College Park Public Services Director Bob Ryan, whose department includes the city’s code enforcement, said Gordon had not actually paid his city occupancy permit fees, which have accumulated over the last two years.
Ryan also said the College Park code enforcers do more than the county’s, and have to charge a higher rate to cover costs.
“[The county doesn’t] conduct an annual inspection,” Ryan said. “They don’t respond to complaints as often as the city.”
“Code enforcement does a lot of work: There’s a lot of people over there. There’s a lot of expenses involved in operating code enforcement,” Groh added.
But Dave Dorsch, the chair of the College Park Landlords’ Committee, said the city should find other ways of paying for code enforcement instead of upping landlord fees every time the city needs more money.
“It’s unnecessary, that’s the sad part about it. The city just doesn’t use any good thinking on this kind of stuff. It’s all knee-jerk reaction.”

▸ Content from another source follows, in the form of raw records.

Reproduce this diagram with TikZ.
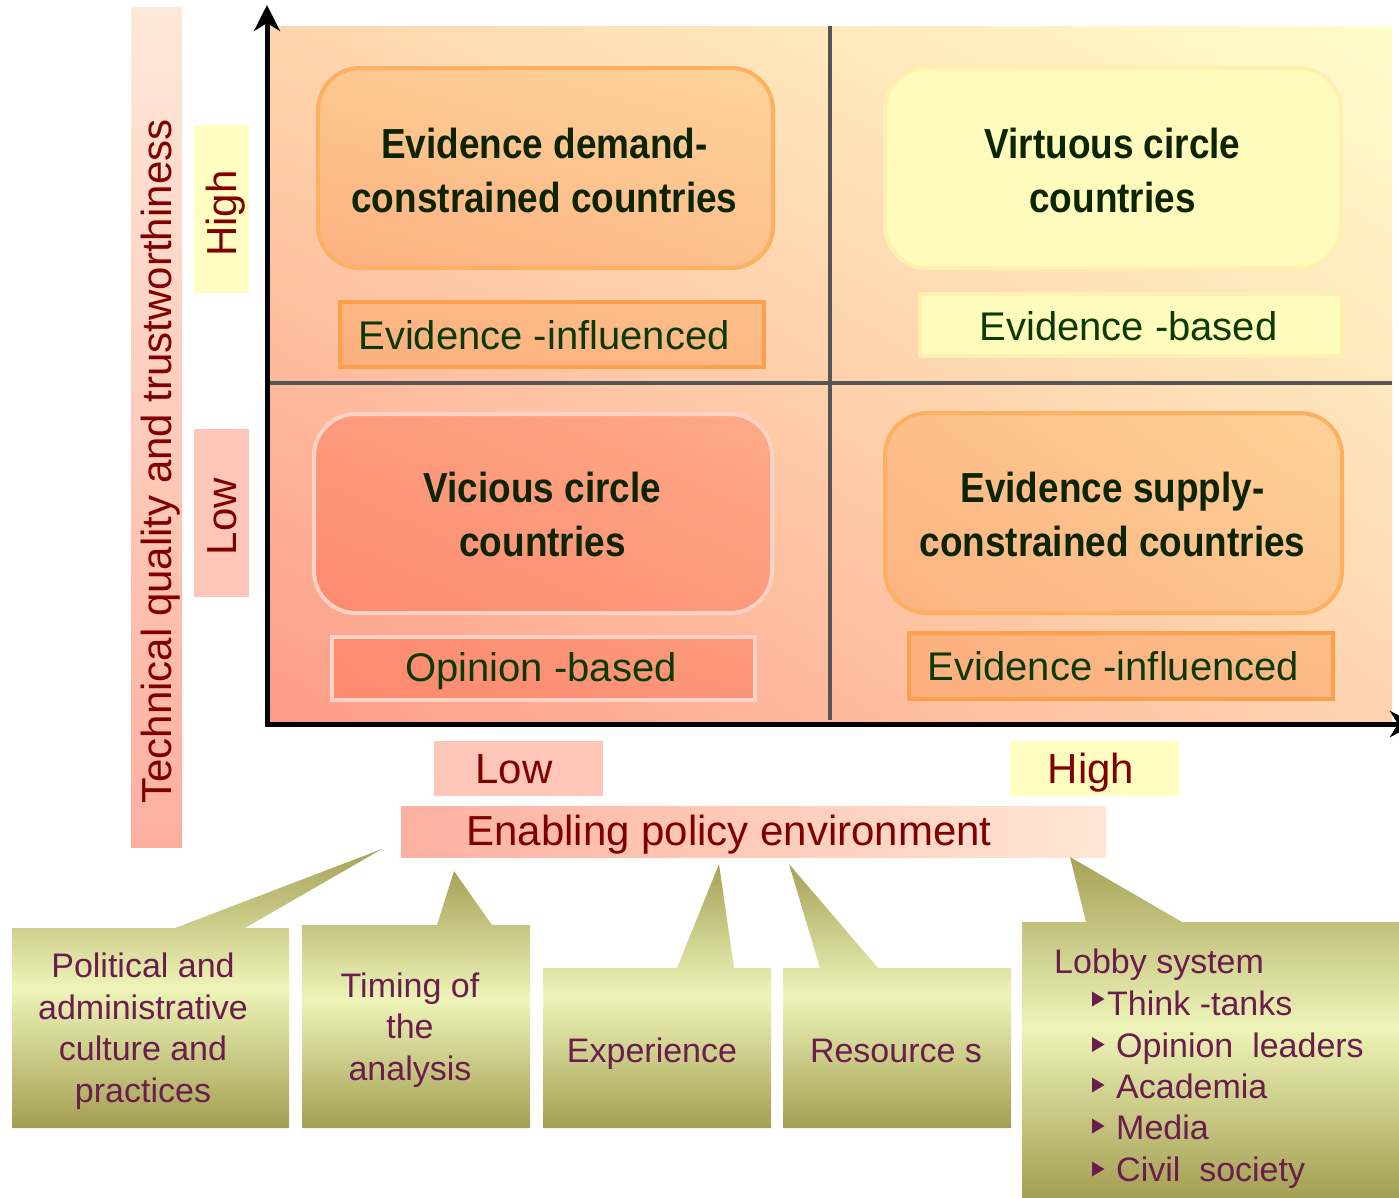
\documentclass[tikz,border=0pt]{standalone}
\usepackage{fontspec}
\setmainfont{Liberation Sans}
\newfontfamily\headfont[FakeStretch=0.88]{Liberation Sans}
\usetikzlibrary{arrows.meta,shadings}
\definecolor{bgUL}{HTML}{FED6AE}
\definecolor{bgUR}{HTML}{FFFDCB}
\definecolor{bgLL}{HTML}{FD9C88}
\definecolor{bgLR}{HTML}{FED4B0}
\definecolor{divider}{HTML}{555555}
\definecolor{headgreen}{HTML}{0C2400}
\definecolor{labgreen}{HTML}{0A3A00}
\definecolor{axred}{HTML}{800000}
\definecolor{plum}{HTML}{6B1E4E}
\definecolor{oliveD}{HTML}{A6A258}
\definecolor{oliveL}{HTML}{EEF4B8}
\definecolor{oliveB}{HTML}{A39F52}
\definecolor{orangeEdge}{HTML}{FDB060}
\definecolor{orangeEdgeL}{HTML}{FDA04C}
\definecolor{yellowFill}{HTML}{FFFBBD}
\definecolor{yellowEdge}{HTML}{FFF0B0}
\definecolor{pinkEdge}{HTML}{FFD2C6}
\definecolor{yBarTop}{HTML}{FEE8D8}
\definecolor{yBarBot}{HTML}{FDAF9E}
\definecolor{paleYellow}{HTML}{FFFDC0}
\definecolor{palePink}{HTML}{FDC6B8}
\definecolor{envL}{HTML}{FDB0A0}
\definecolor{envR}{HTML}{FFE6D4}
% quadrant box shades
\definecolor{qaUL}{HTML}{FDC890}\definecolor{qaUR}{HTML}{FDD49C}\definecolor{qaLL}{HTML}{FCB080}\definecolor{qaLR}{HTML}{FDC08C}
\definecolor{qcUL}{HTML}{FD9A7C}\definecolor{qcUR}{HTML}{FDAA88}\definecolor{qcLL}{HTML}{FD8A6E}\definecolor{qcLR}{HTML}{FD9A7C}
\definecolor{qdUL}{HTML}{FDBE88}\definecolor{qdUR}{HTML}{FED298}\definecolor{qdLL}{HTML}{FDB282}\definecolor{qdLR}{HTML}{FDC490}
% label shades
\definecolor{laUL}{HTML}{FDB682}\definecolor{laUR}{HTML}{FDC08A}\definecolor{laLL}{HTML}{FCAE7E}\definecolor{laLR}{HTML}{FDB886}
\definecolor{lcUL}{HTML}{FD8C70}\definecolor{lcUR}{HTML}{FD9A7C}\definecolor{lcLL}{HTML}{FD8A6E}\definecolor{lcLR}{HTML}{FD9478}
\definecolor{ldUL}{HTML}{FDB080}\definecolor{ldUR}{HTML}{FDBE88}\definecolor{ldLL}{HTML}{FDAE7E}\definecolor{ldLR}{HTML}{FDB886}
\newcommand\lobbybullet[1]{\fill[plum] (1092,#1-7.5) -- (1104.5,#1) -- (1092,#1+7.5) -- cycle;}
\begin{document}
\begin{tikzpicture}[x=1pt,y=-1pt,
  qbox/.style={rectangle, rounded corners=42pt, line width=4pt, inner sep=0pt},
  lbox/.style={rectangle, line width=4pt, inner sep=0pt},
  plainbox/.style={rectangle, inner sep=0pt, draw=none},
  headtxt/.style={font=\headfont\bfseries\fontsize{42}{53.5}\selectfont, text=headgreen, align=center, inner sep=0pt, anchor=base},
  labtxt/.style={font=\fontsize{40}{48}\selectfont, text=labgreen, inner sep=0pt, anchor=base},
  axtxt/.style={font=\fontsize{42}{50}\selectfont, text=axred, inner sep=0pt, anchor=base},
  calltxt/.style={font=\fontsize{34}{41.5}\selectfont, text=plum, align=center, inner sep=0pt, anchor=base},
  lobbytxt/.style={font=\fontsize{34}{41.5}\selectfont, text=plum, inner sep=0pt, anchor=base west},
  axisline/.style={line width=5pt, -{Stealth[length=26pt,width=26pt,inset=8pt]}},
  callout/.style={top color=oliveD, bottom color=oliveB, middle color=oliveL},
]
\useasboundingbox (0,0) rectangle (1399,1197);

% quadrant background
\shade[upper left=bgUL, upper right=bgUR, lower left=bgLL, lower right=bgLR] (270,26) rectangle (1392,721);
\draw[divider, line width=4pt] (830,26) -- (830,720);
\draw[divider, line width=4pt] (270,382.5) -- (1392,382.5);

% axes
\coordinate (origin) at (267,724);
\coordinate (ytip) at (267,5);
\coordinate (xtip) at (1416,724);
\coordinate (xstart) at (264.5,724);
\draw[axisline] (origin) -- (ytip);
\draw[axisline] (xstart) -- (xtip);

% quadrant boxes
\node[qbox, draw=orangeEdge, upper left=qaUL, upper right=qaUR, lower left=qaLL, lower right=qaLR,
      minimum width=455pt, minimum height=200pt] (q1box) at (545.5,168) {};
\node[qbox, draw=yellowEdge, fill=yellowFill, minimum width=456pt, minimum height=200pt] (q2box) at (1113,168) {};
\node[qbox, draw=pinkEdge, upper left=qcUL, upper right=qcUR, lower left=qcLL, lower right=qcLR,
      minimum width=458pt, minimum height=199pt] (q3box) at (543,513.5) {};
\node[qbox, draw=orangeEdge, upper left=qdUL, upper right=qdUR, lower left=qdLL, lower right=qdLR,
      minimum width=457pt, minimum height=200pt] (q4box) at (1113.5,513) {};

% multi-line nodes: base anchor = baseline of the last line
\node[headtxt] (q1txt) at (544.5,212) {Evidence demand-\\constrained countries};
\node[headtxt] (q2txt) at (1112.5,212) {Virtuous circle\\countries};
\node[headtxt] (q3txt) at (542.5,556) {Vicious circle\\countries};
\node[headtxt] (q4txt) at (1112.5,556) {Evidence supply-\\constrained countries};

% quadrant labels
\node[lbox, draw=orangeEdgeL, upper left=laUL, upper right=laUR, lower left=laLL, lower right=laLR,
      minimum width=424pt, minimum height=65pt] (l1box) at (552,334.5) {};
\node[lbox, draw=yellowEdge, fill=yellowFill, minimum width=422pt, minimum height=62pt] (l2box) at (1131,325) {};
\node[lbox, draw=pinkEdge, upper left=lcUL, upper right=lcUR, lower left=lcLL, lower right=lcLR,
      minimum width=423pt, minimum height=63pt] (l3box) at (543.5,668.5) {};
\node[lbox, draw=orangeEdgeL, upper left=ldUL, upper right=ldUR, lower left=ldLL, lower right=ldLR,
      minimum width=424pt, minimum height=66pt] (l4box) at (1121,666) {};

\node[labtxt] (l1txt) at (544,349) {Evidence -influenced};
\node[labtxt] (l2txt) at (1128.5,340) {Evidence -based};
\node[labtxt] (l3txt) at (541,681.5) {Opinion -based};
\node[labtxt] (l4txt) at (1113.5,680) {Evidence -influenced};

% y axis labels
\node[plainbox, top color=yBarTop, bottom color=yBarBot, minimum width=51pt, minimum height=840pt] (ybar) at (156.5,427) {};
\node[axtxt, rotate=90] (ytitle) at (171,461.5) {Technical quality and trustworthiness};
\node[plainbox, fill=paleYellow, minimum width=55pt, minimum height=168pt] (yhighbox) at (221.5,209) {};
\node[axtxt, rotate=90] (yhigh) at (236,213.5) {High};
\node[plainbox, fill=palePink, minimum width=55pt, minimum height=168pt] (ylowbox) at (221.5,513) {};
\node[axtxt, rotate=90] (ylow) at (236,516.5) {Low};

% x axis labels
\node[plainbox, fill=palePink, minimum width=169pt, minimum height=55pt] (xlowbox) at (518.5,768.5) {};
\node[axtxt] (xlow) at (514,783) {Low};
\node[plainbox, fill=paleYellow, minimum width=169pt, minimum height=55pt] (xhighbox) at (1094.5,768.5) {};
\node[axtxt] (xhigh) at (1091,783) {High};
\node[plainbox, left color=envL, right color=envR, minimum width=705pt, minimum height=51pt] (envbox) at (753.5,831.5) {};
\node[axtxt] (envtxt) at (729,845) {Enabling policy environment};

% callouts
\shade[callout] (12,928) -- (175,928) -- (382,849) -- (245,928) -- (289,928) -- (289,1128) -- (12,1128) -- cycle;
\shade[callout] (302,925) -- (437,925) -- (454,871) -- (492,925) -- (530,925) -- (530,1128) -- (302,1128) -- cycle;
\shade[callout] (543,968) -- (677,968) -- (719,864) -- (734,968) -- (771,968) -- (771,1128) -- (543,1128) -- cycle;
\shade[callout] (783,968) -- (820,968) -- (789,864) -- (878,968) -- (1011,968) -- (1011,1128) -- (783,1128) -- cycle;
\shade[callout] (1022,922) -- (1086,922) -- (1070,857) -- (1182,922) -- (1400,922) -- (1400,1198) -- (1022,1198) -- cycle;

\node[calltxt] (c1txt) at (143,1102) {Political and\\administrative\\culture and\\practices};
\node[calltxt] (c2txt) at (410,1080) {Timing of\\the\\analysis};
\node[calltxt] (c3txt) at (652,1062) {Experience};
\node[calltxt] (c4txt) at (896,1062) {Resource s};

\node[lobbytxt] (lobby) at (1054,973) {Lobby system};
\lobbybullet{999}
\node[lobbytxt] (think) at (1107,1015) {Think -tanks};
\lobbybullet{1044.5}
\node[lobbytxt] (opinion) at (1116,1057) {Opinion\ \ leaders};
\lobbybullet{1085}
\node[lobbytxt] (academia) at (1116,1098) {Academia};
\lobbybullet{1126}
\node[lobbytxt] (media) at (1116,1139) {Media};
\lobbybullet{1169}
\node[lobbytxt] (civil) at (1116,1181) {Civil\ \ society};
\end{tikzpicture}
\end{document}
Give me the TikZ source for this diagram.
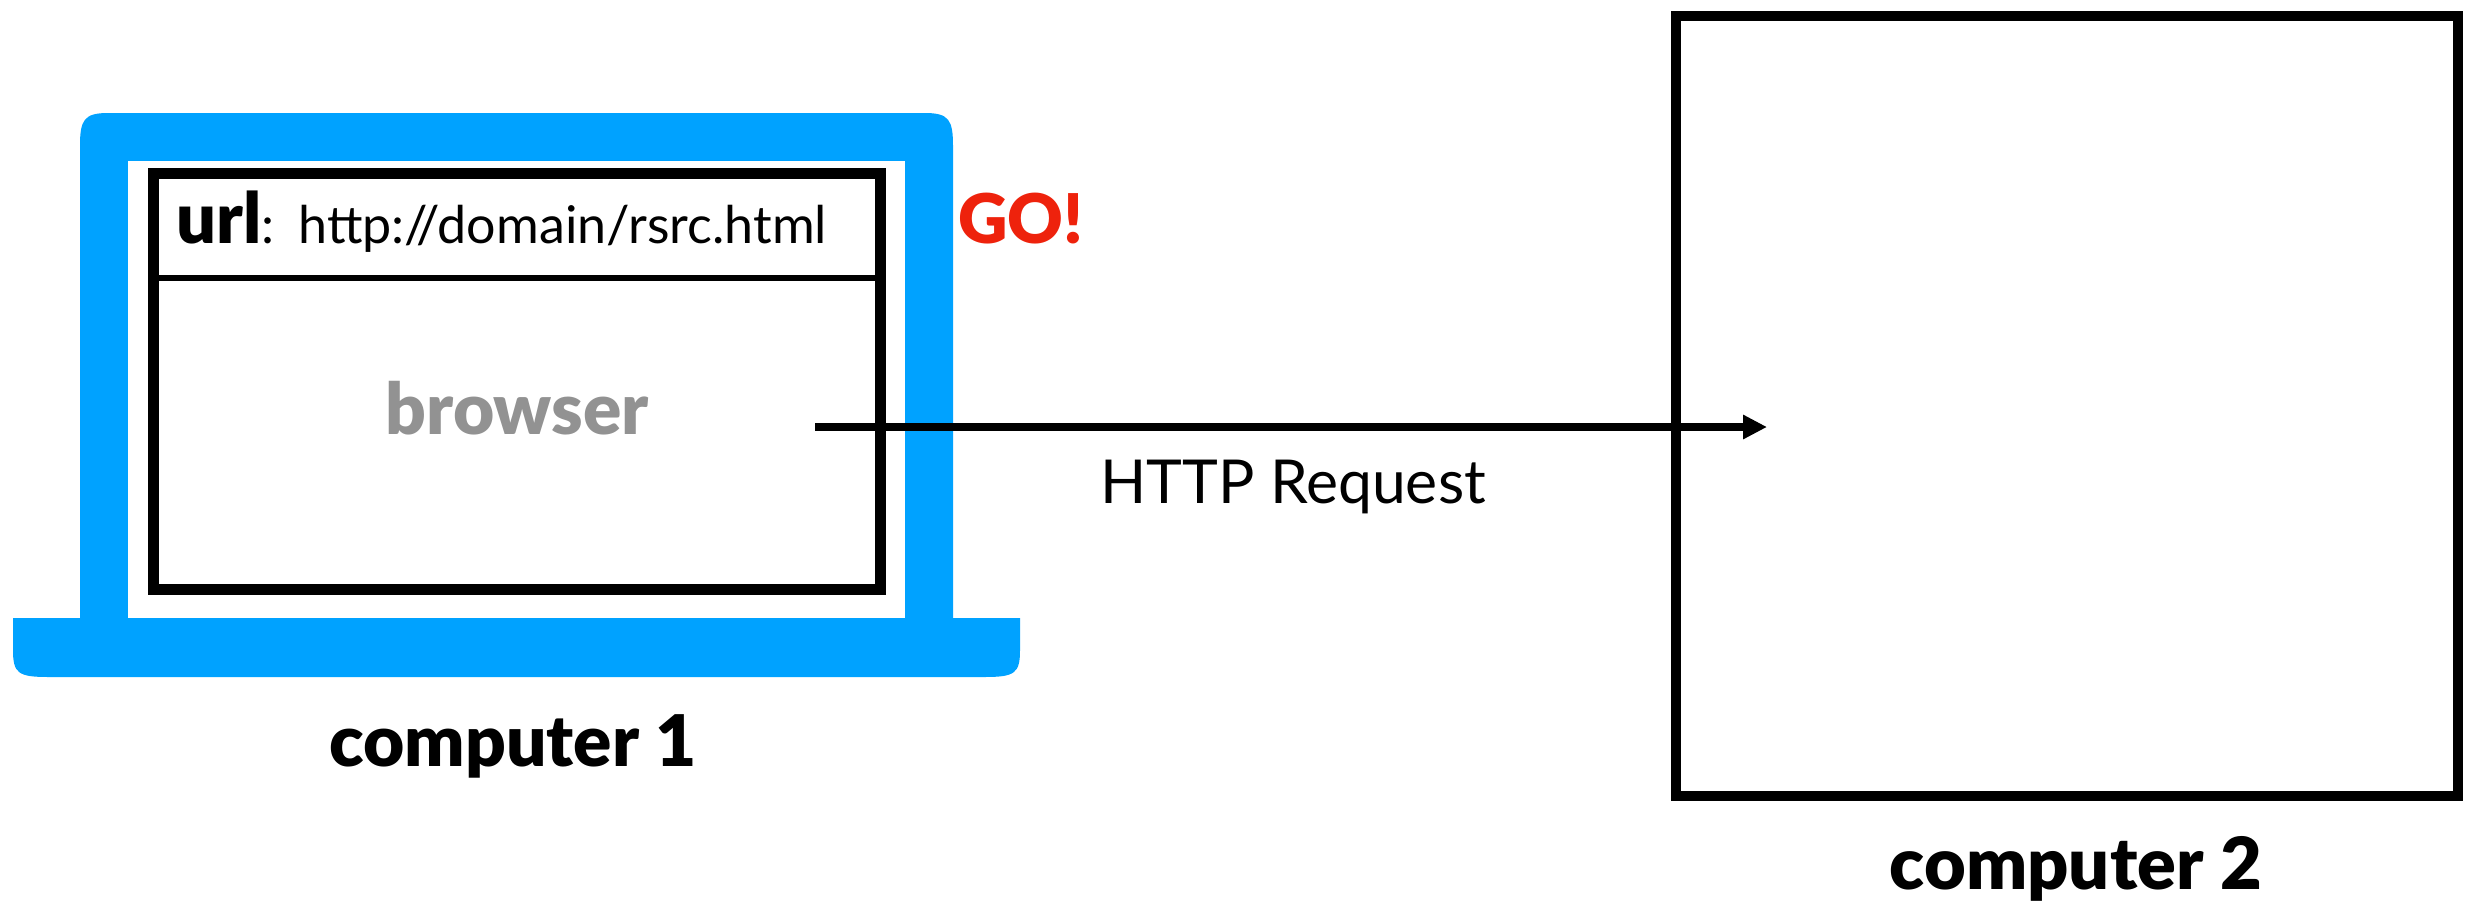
\documentclass[tikz,border=0pt]{standalone}
\usepackage{fontspec}
\usepackage{xcolor}
\usetikzlibrary{arrows.meta,positioning}
\setmainfont{Lato}
\newfontfamily\heavyfont{Lato Black}
\definecolor{laptopblue}{HTML}{00A2FF}
\definecolor{goRed}{HTML}{EE220C}
\definecolor{browserGray}{HTML}{929292}

\begin{document}
\begin{tikzpicture}[
    x = 0.02cm, y = -0.02cm,
    every node/.style = {align=center, inner sep=0pt},
    frame/.style = {draw=black, rectangle, line width=2.2mm, minimum width=14.54cm, minimum height=8.32cm},
    server/.style = {draw=black, rectangle, line width=2mm, minimum width=15.64cm, minimum height=15.6cm},
    >={Triangle[length=4.8mm,width=4.6mm]}
  ]
  \useasboundingbox (0,0) rectangle (2468,903);

  % laptop
  \fill[laptopblue] (80,640) -- (80,146) .. controls (80,120) and (84,113) .. (108,113)
    -- (925,113) .. controls (949,113) and (953,120) .. (953,146) -- (953,640) -- cycle;
  \fill[white] (128,161) rectangle (905,640);
  \fill[laptopblue] (13,618) -- (1020,618) -- (1020,650) .. controls (1020,673) and (1015,677) .. (985,677)
    -- (48,677) .. controls (18,677) and (13,673) .. (13,650) -- cycle;

  \node[frame] (screen) at (517,381.5) {};
  \node[anchor=base west, font=\fontsize{29.6}{30}\selectfont] (url) at (176,243)
    {\fontsize{40}{40}\heavyfont url\fontsize{29.6}{30}\normalfont:\hspace{3.5pt} http://domain/rsrc.html};
  \draw[line width=1.1mm] (screen.west |- 0,278) -- (screen.east |- 0,278);
  \node[font=\fontsize{40.5}{41}\heavyfont, text=browserGray] (browser) at (517,408) {browser};
  \node[font=\fontsize{39}{39}\heavyfont, text=goRed, anchor=base west] (go) at (958,243) {GO!};
  \node[font=\fontsize{40.5}{41}\heavyfont] (pc1) at (513,746) {computer 1};

  % server
  \node[server] (pc2) at (2067,406) {};
  \node[font=\fontsize{41}{41}\heavyfont] (pc2label) at (2076,869) {computer 2};

  \coordinate (start) at (815,427);
  \coordinate (stop) at (1767,427);
  \draw[->, line width=1.6mm] (start) -- (stop);
  \node[font=\fontsize{34.5}{35}\selectfont] (req) at (1293,487) {HTTP Request};

\end{tikzpicture}
\end{document}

Gordon said the added fees will result in higher rates for students renting in the city.
“Most folks look at it as only another 25 bucks, but, in the long run, these sort of things build up,” he said. “As those prices go up, so does the rent.”
Dorsch agreed that the renters would ultimately be the ones to pay.
“I think that’s a bunch of crap. They definitely don’t need to [raise the fees]. Remember who pays for this, the people who rent the units.”
Neither Groh nor Ryan anticipated strong opposition to the measure. There were scattered complaints the last time the city raised its fees, and a handful of landlords spoke to the council to no avail.